(Charts and diagrams as code)

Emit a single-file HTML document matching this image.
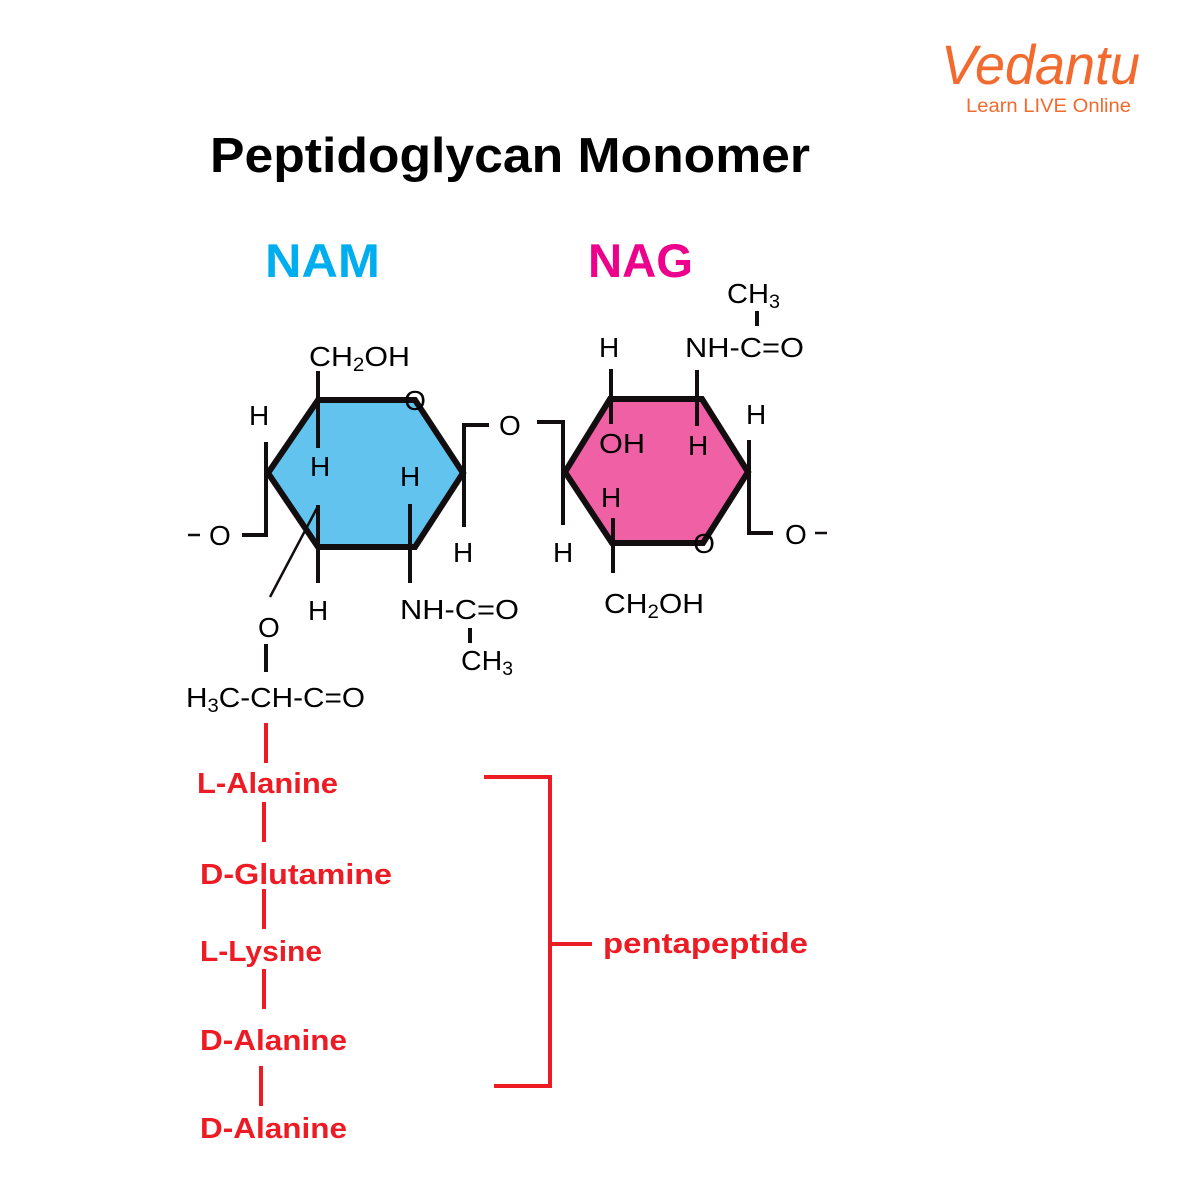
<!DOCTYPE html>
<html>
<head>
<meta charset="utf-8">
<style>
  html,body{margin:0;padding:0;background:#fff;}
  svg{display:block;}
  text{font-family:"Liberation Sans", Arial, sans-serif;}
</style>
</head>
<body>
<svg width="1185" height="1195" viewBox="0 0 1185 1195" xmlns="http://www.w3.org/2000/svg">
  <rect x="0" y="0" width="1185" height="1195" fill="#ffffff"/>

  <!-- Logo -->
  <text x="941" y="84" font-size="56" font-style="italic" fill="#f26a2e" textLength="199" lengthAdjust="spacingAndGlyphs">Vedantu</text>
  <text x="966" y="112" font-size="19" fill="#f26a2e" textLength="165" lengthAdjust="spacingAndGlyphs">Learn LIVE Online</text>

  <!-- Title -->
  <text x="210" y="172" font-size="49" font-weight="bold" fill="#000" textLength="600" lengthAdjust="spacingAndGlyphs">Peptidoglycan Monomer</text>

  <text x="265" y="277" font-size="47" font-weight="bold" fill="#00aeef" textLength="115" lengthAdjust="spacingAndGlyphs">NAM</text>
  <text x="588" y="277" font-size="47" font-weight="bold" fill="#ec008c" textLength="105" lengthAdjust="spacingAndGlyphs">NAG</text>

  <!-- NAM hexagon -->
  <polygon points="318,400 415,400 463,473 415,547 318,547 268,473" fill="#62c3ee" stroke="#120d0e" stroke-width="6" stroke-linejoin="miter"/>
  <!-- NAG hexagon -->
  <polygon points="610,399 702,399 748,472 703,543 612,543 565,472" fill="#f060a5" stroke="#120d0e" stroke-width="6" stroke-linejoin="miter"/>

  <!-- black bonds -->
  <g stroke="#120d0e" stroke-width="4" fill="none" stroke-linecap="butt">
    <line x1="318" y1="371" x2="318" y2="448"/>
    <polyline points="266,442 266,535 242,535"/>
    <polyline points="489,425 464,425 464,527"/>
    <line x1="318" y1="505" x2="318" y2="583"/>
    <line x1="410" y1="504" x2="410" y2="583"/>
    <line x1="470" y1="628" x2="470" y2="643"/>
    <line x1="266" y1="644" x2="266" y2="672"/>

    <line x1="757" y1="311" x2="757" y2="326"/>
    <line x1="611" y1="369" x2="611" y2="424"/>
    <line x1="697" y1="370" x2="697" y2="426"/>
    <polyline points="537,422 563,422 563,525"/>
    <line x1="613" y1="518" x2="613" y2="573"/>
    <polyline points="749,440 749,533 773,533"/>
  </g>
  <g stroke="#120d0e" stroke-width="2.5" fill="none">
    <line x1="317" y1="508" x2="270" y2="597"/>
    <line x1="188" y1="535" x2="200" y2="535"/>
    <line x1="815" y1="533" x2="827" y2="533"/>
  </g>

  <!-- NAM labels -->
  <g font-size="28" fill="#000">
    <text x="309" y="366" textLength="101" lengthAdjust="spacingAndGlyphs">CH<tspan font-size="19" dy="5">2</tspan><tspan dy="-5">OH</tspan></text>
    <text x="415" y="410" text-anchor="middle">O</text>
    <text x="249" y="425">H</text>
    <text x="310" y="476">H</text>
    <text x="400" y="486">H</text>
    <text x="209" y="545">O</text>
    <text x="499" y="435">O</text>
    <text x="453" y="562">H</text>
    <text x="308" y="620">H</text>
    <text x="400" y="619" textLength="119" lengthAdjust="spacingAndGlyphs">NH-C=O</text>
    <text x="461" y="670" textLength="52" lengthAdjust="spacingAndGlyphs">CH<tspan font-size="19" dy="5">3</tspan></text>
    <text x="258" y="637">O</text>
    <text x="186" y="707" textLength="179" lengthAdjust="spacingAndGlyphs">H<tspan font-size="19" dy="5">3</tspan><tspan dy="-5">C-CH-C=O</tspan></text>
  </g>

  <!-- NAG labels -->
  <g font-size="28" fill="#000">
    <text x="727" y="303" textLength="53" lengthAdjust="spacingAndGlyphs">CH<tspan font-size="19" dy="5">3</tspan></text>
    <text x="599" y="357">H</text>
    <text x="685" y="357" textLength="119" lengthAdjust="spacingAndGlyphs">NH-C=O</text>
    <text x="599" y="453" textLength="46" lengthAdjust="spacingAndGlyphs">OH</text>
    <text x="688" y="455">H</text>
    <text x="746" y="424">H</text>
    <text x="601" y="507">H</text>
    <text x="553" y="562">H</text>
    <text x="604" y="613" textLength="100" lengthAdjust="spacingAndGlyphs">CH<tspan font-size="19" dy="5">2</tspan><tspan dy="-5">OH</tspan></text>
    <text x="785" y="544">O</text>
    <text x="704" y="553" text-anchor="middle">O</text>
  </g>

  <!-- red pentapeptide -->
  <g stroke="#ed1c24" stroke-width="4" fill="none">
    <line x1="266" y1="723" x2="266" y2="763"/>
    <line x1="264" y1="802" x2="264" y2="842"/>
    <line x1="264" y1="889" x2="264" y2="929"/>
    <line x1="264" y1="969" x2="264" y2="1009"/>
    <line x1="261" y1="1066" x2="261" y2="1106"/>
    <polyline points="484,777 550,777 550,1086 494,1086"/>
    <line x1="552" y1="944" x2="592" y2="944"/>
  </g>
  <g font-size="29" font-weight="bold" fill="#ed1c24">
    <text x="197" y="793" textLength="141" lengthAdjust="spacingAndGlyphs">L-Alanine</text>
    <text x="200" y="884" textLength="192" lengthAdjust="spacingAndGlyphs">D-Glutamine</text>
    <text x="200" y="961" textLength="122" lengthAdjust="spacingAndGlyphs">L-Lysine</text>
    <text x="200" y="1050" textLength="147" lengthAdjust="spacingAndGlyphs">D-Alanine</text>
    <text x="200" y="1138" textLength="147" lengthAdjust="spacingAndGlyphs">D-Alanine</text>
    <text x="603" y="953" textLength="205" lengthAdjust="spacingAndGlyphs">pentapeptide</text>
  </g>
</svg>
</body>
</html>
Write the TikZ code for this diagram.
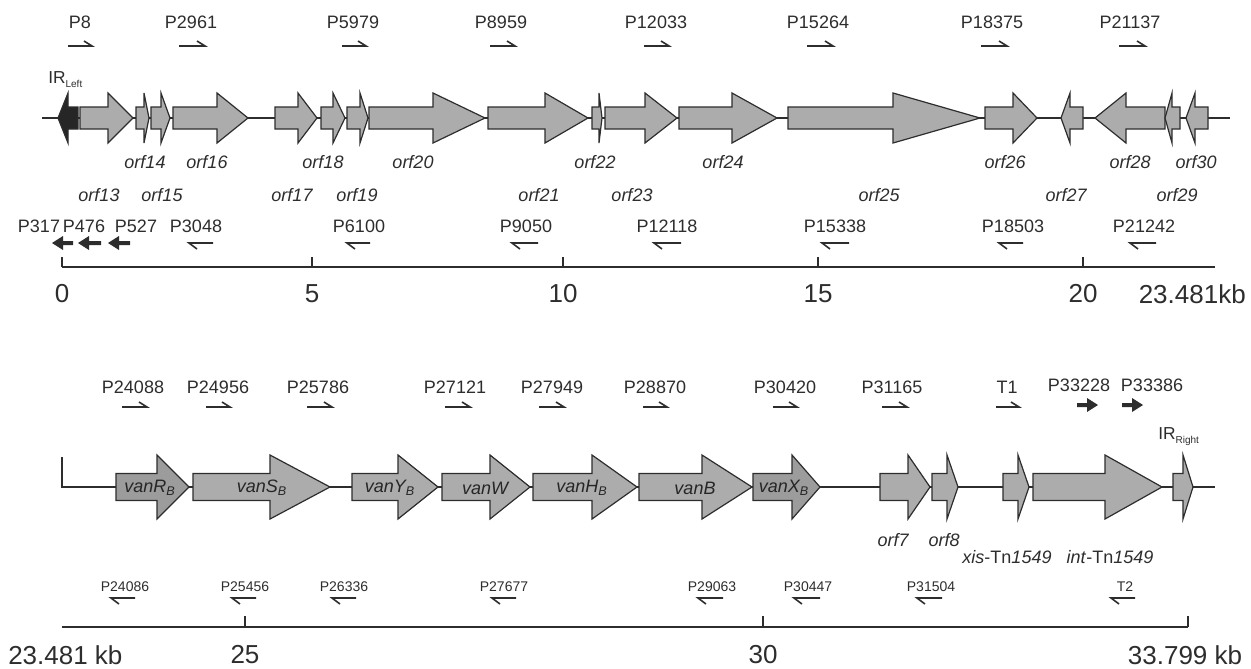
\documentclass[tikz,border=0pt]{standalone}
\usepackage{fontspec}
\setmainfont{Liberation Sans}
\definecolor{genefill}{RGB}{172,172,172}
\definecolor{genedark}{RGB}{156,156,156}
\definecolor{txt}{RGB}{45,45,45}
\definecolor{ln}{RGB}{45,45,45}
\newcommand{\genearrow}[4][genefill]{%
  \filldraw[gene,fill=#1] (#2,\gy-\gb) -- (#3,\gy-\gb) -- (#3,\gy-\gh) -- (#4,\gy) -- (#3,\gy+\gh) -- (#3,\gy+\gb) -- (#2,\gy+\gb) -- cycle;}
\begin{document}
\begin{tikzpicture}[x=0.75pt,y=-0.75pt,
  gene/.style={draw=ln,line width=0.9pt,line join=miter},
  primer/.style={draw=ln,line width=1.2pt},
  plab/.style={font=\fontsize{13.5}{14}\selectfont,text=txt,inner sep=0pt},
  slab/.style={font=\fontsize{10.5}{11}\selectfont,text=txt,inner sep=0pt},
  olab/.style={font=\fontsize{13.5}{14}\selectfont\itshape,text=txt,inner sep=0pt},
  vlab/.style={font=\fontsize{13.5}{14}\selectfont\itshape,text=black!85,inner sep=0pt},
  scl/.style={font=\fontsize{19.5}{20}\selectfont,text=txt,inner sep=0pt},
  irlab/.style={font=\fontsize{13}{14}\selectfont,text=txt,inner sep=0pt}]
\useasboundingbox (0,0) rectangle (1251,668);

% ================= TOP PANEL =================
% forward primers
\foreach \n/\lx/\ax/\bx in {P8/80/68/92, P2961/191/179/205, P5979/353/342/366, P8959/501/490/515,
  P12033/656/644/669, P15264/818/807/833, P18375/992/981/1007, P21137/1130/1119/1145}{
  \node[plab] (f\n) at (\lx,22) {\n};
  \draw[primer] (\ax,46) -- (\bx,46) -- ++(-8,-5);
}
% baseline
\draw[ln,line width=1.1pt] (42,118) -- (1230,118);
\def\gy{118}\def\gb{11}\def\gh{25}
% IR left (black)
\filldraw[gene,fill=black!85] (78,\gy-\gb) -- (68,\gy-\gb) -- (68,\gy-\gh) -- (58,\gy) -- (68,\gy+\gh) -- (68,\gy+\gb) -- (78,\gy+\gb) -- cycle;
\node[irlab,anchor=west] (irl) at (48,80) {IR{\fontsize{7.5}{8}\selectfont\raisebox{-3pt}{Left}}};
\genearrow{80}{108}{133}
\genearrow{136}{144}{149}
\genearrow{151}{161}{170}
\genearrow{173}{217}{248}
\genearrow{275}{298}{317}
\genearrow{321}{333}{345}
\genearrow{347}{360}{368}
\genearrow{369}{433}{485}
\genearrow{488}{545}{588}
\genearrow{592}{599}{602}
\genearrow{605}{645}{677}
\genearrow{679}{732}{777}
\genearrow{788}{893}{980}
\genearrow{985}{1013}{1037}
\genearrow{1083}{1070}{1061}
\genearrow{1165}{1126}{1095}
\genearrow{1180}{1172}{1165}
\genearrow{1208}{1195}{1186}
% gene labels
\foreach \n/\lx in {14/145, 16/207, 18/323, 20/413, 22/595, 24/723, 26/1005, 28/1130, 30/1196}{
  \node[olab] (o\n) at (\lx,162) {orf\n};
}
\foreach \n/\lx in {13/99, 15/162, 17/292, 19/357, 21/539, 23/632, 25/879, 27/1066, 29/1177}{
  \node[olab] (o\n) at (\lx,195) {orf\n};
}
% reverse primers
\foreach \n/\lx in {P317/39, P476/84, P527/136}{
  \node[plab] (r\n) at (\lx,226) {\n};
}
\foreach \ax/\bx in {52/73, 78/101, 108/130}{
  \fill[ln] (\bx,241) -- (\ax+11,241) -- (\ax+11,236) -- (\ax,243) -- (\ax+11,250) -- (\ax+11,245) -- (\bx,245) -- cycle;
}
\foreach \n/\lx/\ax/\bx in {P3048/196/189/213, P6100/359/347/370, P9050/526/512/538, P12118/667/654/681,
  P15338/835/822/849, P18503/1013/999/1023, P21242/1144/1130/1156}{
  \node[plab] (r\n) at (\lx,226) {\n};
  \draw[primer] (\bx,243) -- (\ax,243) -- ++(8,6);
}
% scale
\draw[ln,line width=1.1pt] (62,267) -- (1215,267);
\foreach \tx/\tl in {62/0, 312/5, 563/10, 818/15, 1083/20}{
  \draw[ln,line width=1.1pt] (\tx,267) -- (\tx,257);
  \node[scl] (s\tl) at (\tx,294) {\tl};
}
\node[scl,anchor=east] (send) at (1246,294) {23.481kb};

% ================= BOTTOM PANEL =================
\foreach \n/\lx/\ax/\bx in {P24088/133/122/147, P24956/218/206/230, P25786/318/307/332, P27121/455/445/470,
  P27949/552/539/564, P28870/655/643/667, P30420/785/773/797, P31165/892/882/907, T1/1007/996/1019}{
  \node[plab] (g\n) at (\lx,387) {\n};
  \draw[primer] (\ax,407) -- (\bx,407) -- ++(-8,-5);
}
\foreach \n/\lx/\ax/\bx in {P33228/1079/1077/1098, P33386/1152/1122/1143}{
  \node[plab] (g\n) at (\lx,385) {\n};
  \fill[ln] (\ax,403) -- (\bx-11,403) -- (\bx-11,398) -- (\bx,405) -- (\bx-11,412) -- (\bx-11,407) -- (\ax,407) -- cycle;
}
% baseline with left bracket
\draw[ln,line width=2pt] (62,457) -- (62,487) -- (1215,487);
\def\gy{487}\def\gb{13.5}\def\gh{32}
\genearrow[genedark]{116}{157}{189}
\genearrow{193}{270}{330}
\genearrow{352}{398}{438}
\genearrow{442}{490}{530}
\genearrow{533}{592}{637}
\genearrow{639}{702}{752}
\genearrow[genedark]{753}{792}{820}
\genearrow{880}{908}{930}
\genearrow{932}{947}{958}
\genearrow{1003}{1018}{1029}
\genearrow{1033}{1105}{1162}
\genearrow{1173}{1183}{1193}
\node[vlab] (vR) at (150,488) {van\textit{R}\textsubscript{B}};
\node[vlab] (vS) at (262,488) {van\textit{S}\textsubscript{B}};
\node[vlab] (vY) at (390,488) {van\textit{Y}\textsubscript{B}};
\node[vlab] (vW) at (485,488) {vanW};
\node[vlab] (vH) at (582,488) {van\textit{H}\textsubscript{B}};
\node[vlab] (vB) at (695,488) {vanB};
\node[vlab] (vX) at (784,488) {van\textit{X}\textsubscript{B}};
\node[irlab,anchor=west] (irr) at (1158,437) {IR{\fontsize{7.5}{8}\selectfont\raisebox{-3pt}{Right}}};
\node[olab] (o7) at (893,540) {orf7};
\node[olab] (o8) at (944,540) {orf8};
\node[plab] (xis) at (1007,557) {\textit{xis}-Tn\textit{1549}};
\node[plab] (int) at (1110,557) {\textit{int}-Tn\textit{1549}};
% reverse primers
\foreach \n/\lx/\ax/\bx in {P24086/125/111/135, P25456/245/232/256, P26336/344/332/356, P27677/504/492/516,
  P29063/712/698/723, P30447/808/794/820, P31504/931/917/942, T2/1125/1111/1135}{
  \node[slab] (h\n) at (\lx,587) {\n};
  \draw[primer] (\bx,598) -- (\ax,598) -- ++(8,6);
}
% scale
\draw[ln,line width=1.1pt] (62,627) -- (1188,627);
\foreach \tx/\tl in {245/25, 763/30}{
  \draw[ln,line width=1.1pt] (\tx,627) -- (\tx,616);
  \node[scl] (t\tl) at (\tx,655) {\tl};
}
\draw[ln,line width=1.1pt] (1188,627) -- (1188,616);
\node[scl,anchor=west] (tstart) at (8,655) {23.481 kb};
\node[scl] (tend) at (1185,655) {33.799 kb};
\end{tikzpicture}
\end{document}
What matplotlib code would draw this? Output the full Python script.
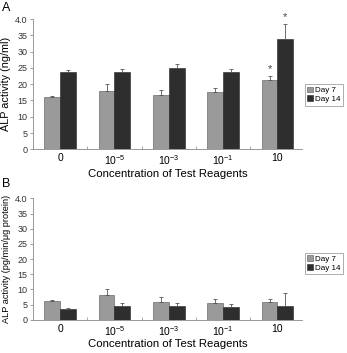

SET TASK:
Repeat the records above exactly, from the first line through the line containing "702,399 748,472 703,543", and leave out the pictures.

COMPLETE RESPONSE:
Emit a single-file HTML document matching this image.
<!DOCTYPE html>
<html>
<head>
<meta charset="utf-8">
<style>
  html,body{margin:0;padding:0;background:#fff;}
  svg{display:block;}
  text{font-family:"Liberation Sans", Arial, sans-serif;}
</style>
</head>
<body>
<svg width="1185" height="1195" viewBox="0 0 1185 1195" xmlns="http://www.w3.org/2000/svg">
  <rect x="0" y="0" width="1185" height="1195" fill="#ffffff"/>

  <!-- Logo -->
  <text x="941" y="84" font-size="56" font-style="italic" fill="#f26a2e" textLength="199" lengthAdjust="spacingAndGlyphs">Vedantu</text>
  <text x="966" y="112" font-size="19" fill="#f26a2e" textLength="165" lengthAdjust="spacingAndGlyphs">Learn LIVE Online</text>

  <!-- Title -->
  <text x="210" y="172" font-size="49" font-weight="bold" fill="#000" textLength="600" lengthAdjust="spacingAndGlyphs">Peptidoglycan Monomer</text>

  <text x="265" y="277" font-size="47" font-weight="bold" fill="#00aeef" textLength="115" lengthAdjust="spacingAndGlyphs">NAM</text>
  <text x="588" y="277" font-size="47" font-weight="bold" fill="#ec008c" textLength="105" lengthAdjust="spacingAndGlyphs">NAG</text>

  <!-- NAM hexagon -->
  <polygon points="318,400 415,400 463,473 415,547 318,547 268,473" fill="#62c3ee" stroke="#120d0e" stroke-width="6" stroke-linejoin="miter"/>
  <!-- NAG hexagon -->
  <polygon points="610,399 702,399 748,472 703,543 612,543 565,472" fill="#f060a5" stroke="#120d0e" stroke-width="6" stroke-linejoin="miter"/>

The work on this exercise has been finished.